FEDERAL CIRCUIT COURT OF AUSTRALIA

ALI v MINISTER FOR IMMIGRATION & ANOR [2020] FCCA 797
Catchwords:
MIGRATION – Administrative Appeals Tribunal – application for a Temporary Business Entry (Class UC) visa – whether the Tribunal complied with the statutory obligations in the conduct of the review – whether the Tribunal took into account relevant considerations – no jurisdictional error made out – amended application dismissed.

Legislation:

Migration Act 1958 (Cth), s.476
Migration Regulations 1994 (Cth), cls.457.223, 457.321, sch.2

Applicant: MUBASSAR ALI
First Respondent: MINISTER FOR IMMIGRATION, CITIZENSHIP, MIGRANT SERVICES AND MULTICULTURAL AFFAIRS
Second Respondent: MIGRATION REVIEW TRIBUNAL
File Number: PEG 305 of 2017
Judgment of: Judge Street
Hearing date: 7 April 2020
Date of Last Submission: 7 April 2020
Delivered at: Sydney
Delivered on: 7 April 2020

REPRESENTATION

The Applicant appeared in person via video link.
Solicitors for the Respondents: Mr M Sunits via video link
Australia Government Solicitor

ORDERS

  1. The name of the first respondent is changed to “Minister for Immigration, Citizenship, Migrant Services and Multicultural Affairs” and the Court dispenses with the need for the filing of any further document in that regard.

  2. The proceedings will be recorded by Microsoft on Microsoft Teams and by Auscript on the Judge’s microphone and no other recording of the hearing is to be made.

  3. A link to the Microsoft Teams recording will be uploaded to the “Transcript” folder on the Electronic Court File and may be made available to the parties and any member of the public provided that no recording of the same is made in breach of Order 2 above.

  4. The oral application for an adjournment is dismissed.

  5. Leave is granted to the applicant to rely upon the amended application filed on 29 September 2017.

  6. The amended application is dismissed.

  7. The applicant pay the first respondent’s costs fixed in the amount of $6,000.00.

DATE OF ORDER: 7 April 2020

FEDERAL CIRCUIT COURT
OF AUSTRALIA
AT SYDNEY

PEG 305 of 2017

MUBASSAR ALI

Applicant

And

MINISTER FOR IMMIGRATION, CITIZENSHIP, MIGRANT SERVICES AND MULTICULTURAL AFFAIRS

First Respondent

MIGRATION REVIEW TRIBUNAL

Second Respondent

REASONS FOR JUDGMENT

  1. This is an application for a Constitutional writ within the Court’s jurisdiction under s.476 of the Migration Act 1958 (Cth) in respect of a decision of the Administrative Appeals Tribunal (“the Tribunal”) made on 11 May 2017 affirming the decision of a delegate of the first respondent (“the Delegate”) not to grant the applicant a Temporary Business Entry (Class UC) visa (“Temporary Business visa”).

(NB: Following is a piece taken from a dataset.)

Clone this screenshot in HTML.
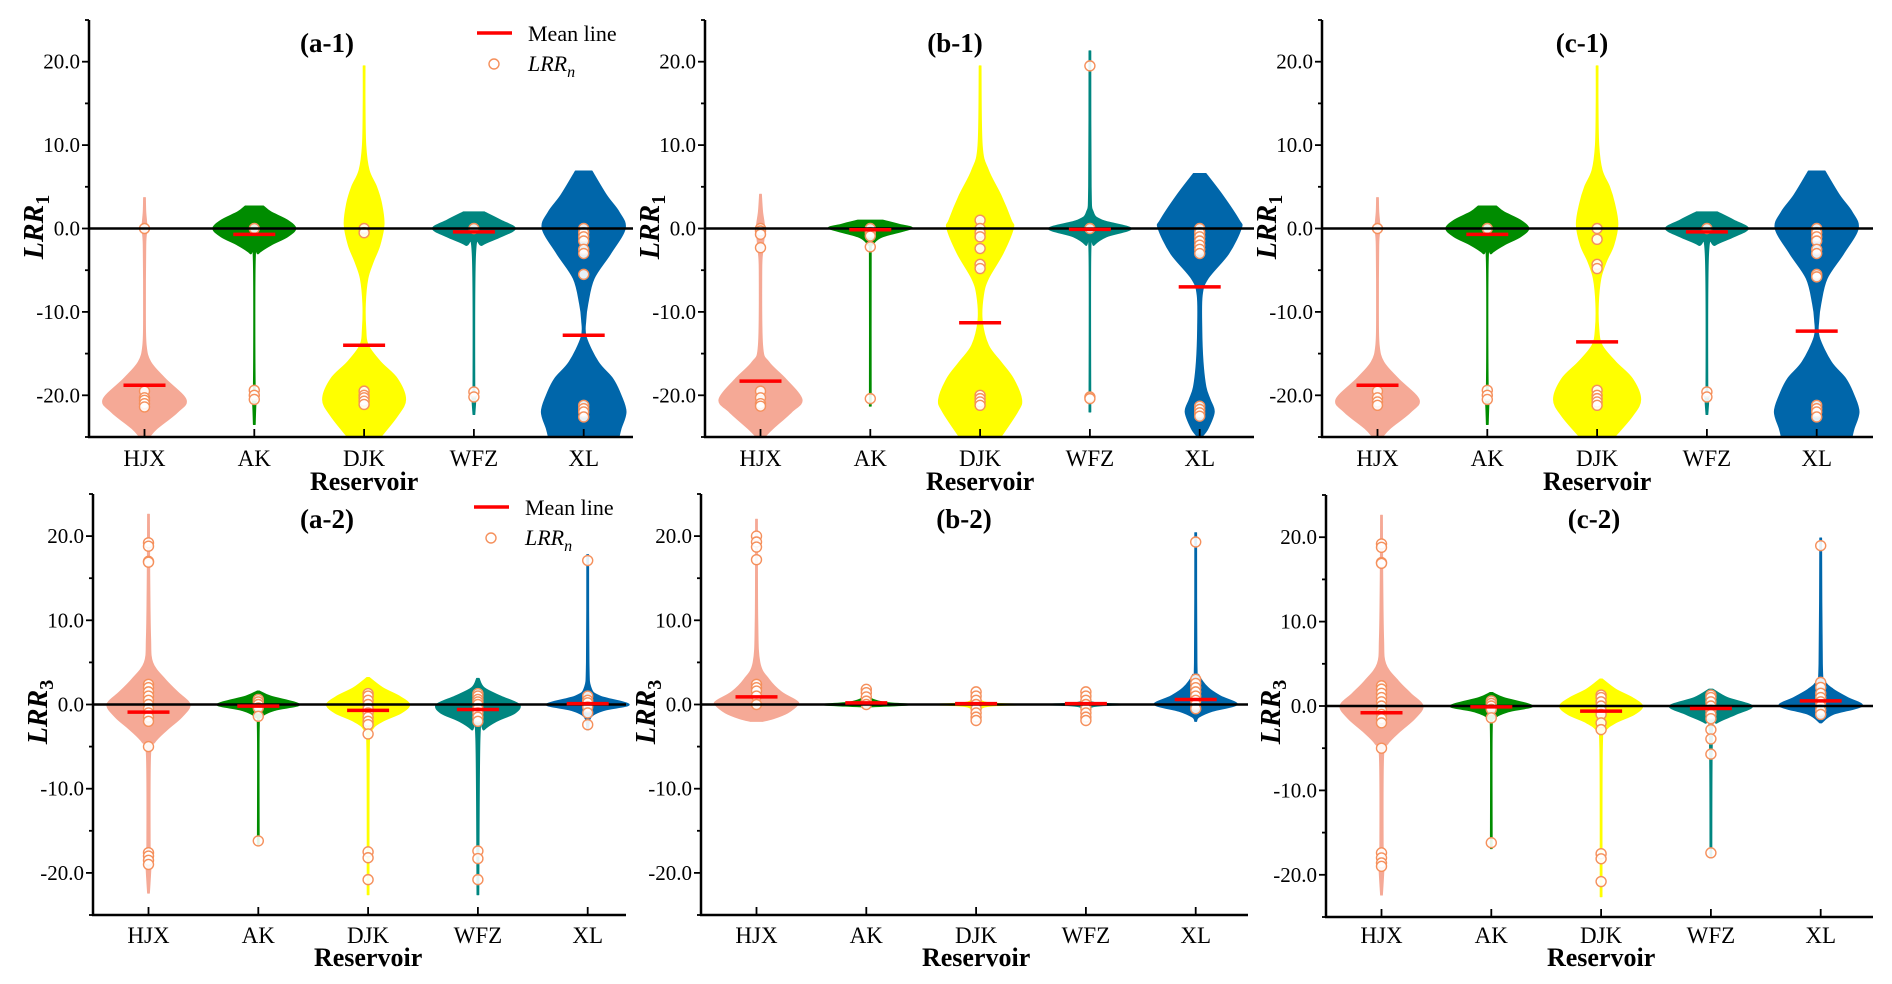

  2. The applicant is a citizen of Pakistan. On 9 March 2015, the applicant applied for a Temporary Business visa.

  3. On 18 February 2016, the Delegate found that the applicant failed to meet the criteria for the grant of a Temporary Business visa.

  4. On 17 July 2016, the applicant applied for review of the Delegate’s decision. The applicant was invited to and attended a hearing before the Tribunal on 24 April 2017 to give evidence and present arguments.

  5. The Tribunal found that a mandatory criteria in respect of the requirements for the grant of the Temporary Business visa had not been met in respect of the existence of an approved nomination.

  6. The Tribunal referred to the relevant requirements of cl.457.321 at sch.2 of the Migration Regulations 1994 (Cth) (“the Regulations”) and, in particular, in circumstances whether the applicant met the requirements of cl.457.223(4)(a) of the Regulations.

  7. It is apparent from the Tribunal’s reasons that the Tribunal raised with the applicant in the course of the hearing the need for an approved nomination. The Tribunal noted that, on the evidence, there was no approved nomination in respect of the sponsor. In these circumstances, the Tribunal found that the requirements of cl.457.223(4)(a) of the Regulations were not met.

  8. Accordingly, the Tribunal affirmed the decision under review.

Before the Court

  1. These proceedings were commenced on 9 June 2017.

  2. On 4 November 2019, orders were made by the Court fixing the matter for hearing today. On 30 March 2020, further orders were made facilitating the hearing by Microsoft Teams software.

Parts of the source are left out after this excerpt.